Here’s a place that’s casual enough that the bread is plunked onto the paper-topped table in a rustic touch that feels authentic, but at the same time the service is exceptional.

Here’s a place where the waiter could talk us into a bottle of wine that was more expensive than the one we originally had in mind but instead of feeling upsold, we were grateful.

Mezzo is, in a lot of ways, the neighborhood Italian place so many of us grew up with and still long for, but the quality of food and service and the just-trendy-enough atmosphere make it feel more special than those long-ago spots with red-checked tablecloths and plastic grapes on the walls.

The best of those places lingers in the personal touches; Ritz comes out of the kitchen to talk to each table of customers, explaining the specials, answering questions or, for first-timers, mentioning that he sometimes makes ravioli at a table in view of the dining room.

It also lingers in the kind of old-school sauces we normally associate with little old ladies with rolled-down stockings and wound-up attitudes, such as the “Sunday sauce” served with dishes including eggplant Parmesan ($14). As fans of this dish, we’ve tasted many versions, but “chef Marc’s oldest family recipe” was far better than most, the unbreaded layers of eggplant sort of melting together with the sauce and cheese, the whole a very earthy, appealing dish. Pasta on the side, with more of that sauce, was perfectly al dente.

The chef bragged to us about his gnocchi ($14), but as the cowboy saying goes, it ain’t bragging if it’s true. As promised, the potato-based pasta pillows were featherlight, which only served to point up the contrast between them and the homemade sweet sausage (hot sausage also was available) and the lightened sauce. I was about halfway through this dish when I considered taking home the leftovers, but somehow, I couldn’t resist continuing.

The main reason I contemplated quitting early was that I’d thoroughly enjoyed a salad of roasted beets ($12) — big, beefy beets, with Gorgonzola cheese and candied walnuts and a pile of frisee with a light sherry vinaigrette. The menu had said the beets would be served on baby romaine, but I was glad for the substitution, because the springlike frisee somehow mitigated the autumnal feel of the beets.

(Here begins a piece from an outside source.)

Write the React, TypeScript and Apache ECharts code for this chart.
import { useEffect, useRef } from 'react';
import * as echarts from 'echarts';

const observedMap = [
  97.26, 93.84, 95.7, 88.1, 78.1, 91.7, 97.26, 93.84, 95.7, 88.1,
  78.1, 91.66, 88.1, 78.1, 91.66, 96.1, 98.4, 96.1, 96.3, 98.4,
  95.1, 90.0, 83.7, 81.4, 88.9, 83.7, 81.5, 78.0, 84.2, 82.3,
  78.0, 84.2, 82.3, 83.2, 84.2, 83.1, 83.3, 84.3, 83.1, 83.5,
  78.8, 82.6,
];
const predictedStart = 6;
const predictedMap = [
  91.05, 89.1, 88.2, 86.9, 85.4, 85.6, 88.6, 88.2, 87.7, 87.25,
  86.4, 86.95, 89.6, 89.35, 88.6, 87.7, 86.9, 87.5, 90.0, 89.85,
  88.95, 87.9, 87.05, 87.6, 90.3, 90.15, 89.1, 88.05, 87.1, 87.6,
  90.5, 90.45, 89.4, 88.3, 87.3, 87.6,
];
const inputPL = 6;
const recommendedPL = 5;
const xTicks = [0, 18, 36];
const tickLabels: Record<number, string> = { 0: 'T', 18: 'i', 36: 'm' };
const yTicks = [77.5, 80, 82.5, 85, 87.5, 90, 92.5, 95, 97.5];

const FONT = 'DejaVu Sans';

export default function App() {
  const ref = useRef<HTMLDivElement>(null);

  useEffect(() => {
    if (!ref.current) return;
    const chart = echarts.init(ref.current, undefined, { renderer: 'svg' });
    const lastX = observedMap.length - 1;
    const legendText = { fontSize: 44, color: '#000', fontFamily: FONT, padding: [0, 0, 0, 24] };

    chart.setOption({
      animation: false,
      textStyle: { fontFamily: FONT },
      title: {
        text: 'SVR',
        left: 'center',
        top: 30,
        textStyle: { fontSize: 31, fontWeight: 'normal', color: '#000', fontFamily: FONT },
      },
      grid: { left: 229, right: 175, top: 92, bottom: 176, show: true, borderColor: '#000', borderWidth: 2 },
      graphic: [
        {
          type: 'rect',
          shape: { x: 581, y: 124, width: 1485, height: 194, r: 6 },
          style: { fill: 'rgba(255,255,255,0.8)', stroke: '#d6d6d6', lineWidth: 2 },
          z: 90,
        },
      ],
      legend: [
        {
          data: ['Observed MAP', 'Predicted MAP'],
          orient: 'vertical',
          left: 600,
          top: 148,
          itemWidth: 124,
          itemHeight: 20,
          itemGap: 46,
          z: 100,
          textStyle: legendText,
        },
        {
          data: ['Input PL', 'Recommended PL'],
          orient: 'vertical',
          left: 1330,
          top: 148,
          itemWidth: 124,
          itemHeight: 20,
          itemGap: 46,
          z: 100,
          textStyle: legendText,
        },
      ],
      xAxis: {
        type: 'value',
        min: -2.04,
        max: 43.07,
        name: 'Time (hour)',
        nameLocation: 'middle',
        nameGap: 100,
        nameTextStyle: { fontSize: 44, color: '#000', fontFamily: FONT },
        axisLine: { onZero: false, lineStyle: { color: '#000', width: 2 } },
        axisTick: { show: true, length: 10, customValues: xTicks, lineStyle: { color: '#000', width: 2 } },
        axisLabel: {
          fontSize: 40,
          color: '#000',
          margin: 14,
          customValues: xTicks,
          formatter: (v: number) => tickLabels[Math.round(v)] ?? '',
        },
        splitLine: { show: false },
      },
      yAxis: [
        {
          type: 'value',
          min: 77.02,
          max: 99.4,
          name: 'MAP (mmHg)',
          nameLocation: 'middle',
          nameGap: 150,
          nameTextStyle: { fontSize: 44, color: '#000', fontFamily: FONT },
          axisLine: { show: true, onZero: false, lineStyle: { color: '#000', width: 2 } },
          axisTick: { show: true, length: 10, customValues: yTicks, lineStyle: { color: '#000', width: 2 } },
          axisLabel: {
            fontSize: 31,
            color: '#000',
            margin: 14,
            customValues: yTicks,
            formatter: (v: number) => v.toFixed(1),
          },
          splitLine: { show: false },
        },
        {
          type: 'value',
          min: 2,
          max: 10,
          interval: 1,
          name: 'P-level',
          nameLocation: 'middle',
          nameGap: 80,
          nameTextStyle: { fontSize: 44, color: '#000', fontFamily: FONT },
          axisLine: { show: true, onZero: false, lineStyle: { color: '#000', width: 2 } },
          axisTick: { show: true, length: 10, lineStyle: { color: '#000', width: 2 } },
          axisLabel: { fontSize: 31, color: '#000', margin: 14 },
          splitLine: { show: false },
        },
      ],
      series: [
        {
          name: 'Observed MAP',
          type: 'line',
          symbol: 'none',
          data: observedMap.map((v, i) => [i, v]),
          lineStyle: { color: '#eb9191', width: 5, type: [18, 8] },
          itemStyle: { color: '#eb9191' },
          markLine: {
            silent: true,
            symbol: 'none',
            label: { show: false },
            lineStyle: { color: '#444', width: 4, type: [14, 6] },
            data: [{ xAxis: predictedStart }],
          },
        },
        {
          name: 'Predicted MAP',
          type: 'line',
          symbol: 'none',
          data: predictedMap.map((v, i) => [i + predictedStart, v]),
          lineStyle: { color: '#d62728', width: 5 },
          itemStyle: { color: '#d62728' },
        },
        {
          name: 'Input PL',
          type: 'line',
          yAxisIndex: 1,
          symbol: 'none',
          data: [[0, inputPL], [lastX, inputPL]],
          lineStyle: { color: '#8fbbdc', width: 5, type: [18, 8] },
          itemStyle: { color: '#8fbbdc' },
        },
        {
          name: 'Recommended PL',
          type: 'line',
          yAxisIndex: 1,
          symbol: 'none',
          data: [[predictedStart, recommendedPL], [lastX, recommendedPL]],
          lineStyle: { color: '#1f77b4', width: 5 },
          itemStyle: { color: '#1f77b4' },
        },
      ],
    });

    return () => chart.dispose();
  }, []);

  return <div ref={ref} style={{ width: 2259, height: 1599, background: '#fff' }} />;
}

And as it turned out, truth-in-advertising was one of the few flaws we encountered at Mezzo. While the frisee-for-romaine substitution was not a major one — and as I said, I actually liked it — the meatballs we ordered for our other appetizer ($8) were, the menu said, to be accompanied by garlic pizza strips, but they weren’t. The meatballs were quite good and cloaked with more of that long-simmered “Sunday sauce,” but after I encountered the problem, I noted that a review some months ago by a sister publication noted the same problem. If you don’t plan to include them, change the menu.

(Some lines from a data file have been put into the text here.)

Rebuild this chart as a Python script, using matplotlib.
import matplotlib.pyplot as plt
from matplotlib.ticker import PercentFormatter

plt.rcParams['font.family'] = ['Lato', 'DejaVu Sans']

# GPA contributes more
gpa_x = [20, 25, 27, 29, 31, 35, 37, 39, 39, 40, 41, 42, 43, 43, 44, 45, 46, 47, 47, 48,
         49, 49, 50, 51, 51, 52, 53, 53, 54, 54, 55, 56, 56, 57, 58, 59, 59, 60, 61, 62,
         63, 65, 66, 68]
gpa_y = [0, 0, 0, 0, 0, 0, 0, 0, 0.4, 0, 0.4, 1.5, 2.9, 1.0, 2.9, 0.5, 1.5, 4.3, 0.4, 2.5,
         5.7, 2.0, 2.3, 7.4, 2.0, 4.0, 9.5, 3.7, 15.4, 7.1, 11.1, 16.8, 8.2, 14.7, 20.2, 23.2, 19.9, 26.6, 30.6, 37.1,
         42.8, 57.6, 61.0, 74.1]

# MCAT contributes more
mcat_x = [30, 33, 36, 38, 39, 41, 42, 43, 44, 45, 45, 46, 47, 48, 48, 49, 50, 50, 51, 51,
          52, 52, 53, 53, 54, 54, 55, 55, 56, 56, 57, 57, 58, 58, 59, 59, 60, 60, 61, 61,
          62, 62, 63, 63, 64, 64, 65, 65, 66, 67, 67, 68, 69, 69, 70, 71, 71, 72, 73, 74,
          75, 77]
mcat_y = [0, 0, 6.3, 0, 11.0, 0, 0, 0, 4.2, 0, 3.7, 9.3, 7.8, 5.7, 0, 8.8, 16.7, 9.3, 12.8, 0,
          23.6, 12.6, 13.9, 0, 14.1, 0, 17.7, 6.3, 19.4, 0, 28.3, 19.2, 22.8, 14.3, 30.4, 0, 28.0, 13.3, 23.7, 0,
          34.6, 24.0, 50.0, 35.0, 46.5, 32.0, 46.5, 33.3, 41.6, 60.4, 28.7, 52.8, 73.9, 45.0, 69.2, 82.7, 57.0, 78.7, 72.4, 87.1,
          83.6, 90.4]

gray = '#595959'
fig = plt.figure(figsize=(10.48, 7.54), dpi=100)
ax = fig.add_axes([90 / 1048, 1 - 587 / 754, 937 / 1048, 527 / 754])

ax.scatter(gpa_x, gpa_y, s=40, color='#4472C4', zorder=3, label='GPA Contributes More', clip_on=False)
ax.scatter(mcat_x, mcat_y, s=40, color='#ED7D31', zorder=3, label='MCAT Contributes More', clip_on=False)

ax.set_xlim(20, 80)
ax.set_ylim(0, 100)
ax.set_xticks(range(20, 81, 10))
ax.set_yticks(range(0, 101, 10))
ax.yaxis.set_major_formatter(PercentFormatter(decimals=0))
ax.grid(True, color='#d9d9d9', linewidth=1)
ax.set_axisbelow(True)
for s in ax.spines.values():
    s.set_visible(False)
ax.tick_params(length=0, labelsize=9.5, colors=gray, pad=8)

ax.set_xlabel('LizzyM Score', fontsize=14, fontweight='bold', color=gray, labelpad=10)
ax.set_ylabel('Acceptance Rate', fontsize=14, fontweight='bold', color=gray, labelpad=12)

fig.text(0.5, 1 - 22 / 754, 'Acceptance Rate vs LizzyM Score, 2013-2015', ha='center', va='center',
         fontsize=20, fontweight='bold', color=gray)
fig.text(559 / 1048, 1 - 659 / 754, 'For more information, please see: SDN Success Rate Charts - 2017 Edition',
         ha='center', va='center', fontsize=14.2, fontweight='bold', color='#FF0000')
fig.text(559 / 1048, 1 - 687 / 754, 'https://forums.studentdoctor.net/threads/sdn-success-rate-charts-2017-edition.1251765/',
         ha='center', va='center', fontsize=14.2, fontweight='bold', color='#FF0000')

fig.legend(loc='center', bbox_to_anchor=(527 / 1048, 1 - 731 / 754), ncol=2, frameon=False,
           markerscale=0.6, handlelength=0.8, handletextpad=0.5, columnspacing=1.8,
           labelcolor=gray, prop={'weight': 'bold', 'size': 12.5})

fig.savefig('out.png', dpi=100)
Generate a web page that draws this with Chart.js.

And OK, the bread also was responsible for my sated state. It was truly great bread, stretchy-grained and hard-crusted. To the standard olive oil dip, Mezzo’s servers add a squirt of lemon, which seemed a little offbeat but added a nice bit of acidity that somehow cut the oily feel.

But back to the wine upselling-that-didn’t-feel-like-it: We’d ordered a $35 Valpolicella; our waiter suggested another, which he said was excellent. The $13 difference may be about the price of a glass of wine on the Strip, but on Mezzo’s wine list, it’s a bit of a leap, but since he seemed sincere we leapt. And, yes, the 2005 Corte Giara Ripasso Valpolicella was excellent.

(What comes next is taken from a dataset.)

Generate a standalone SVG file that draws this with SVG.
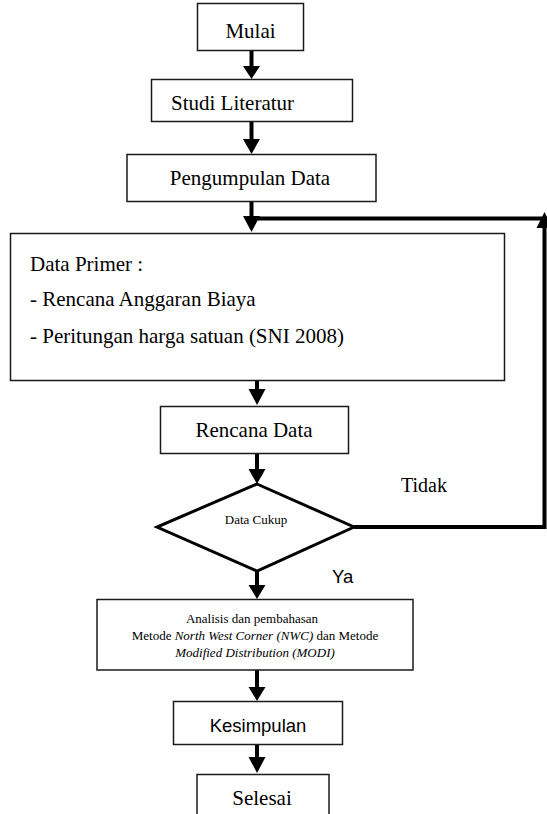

At a time when empty restaurants are, sadly, becoming the norm far more than the exception, we were a little surprised on entering Mezzo late on a weeknight to see a pretty healthy crowd. The $17 osso bucco ($35 elsewhere, even off the Strip) and $3.75 bottled water may well have something to do with that. But they’re just part of the picture, because at Mezzo, a bargain really feels like one.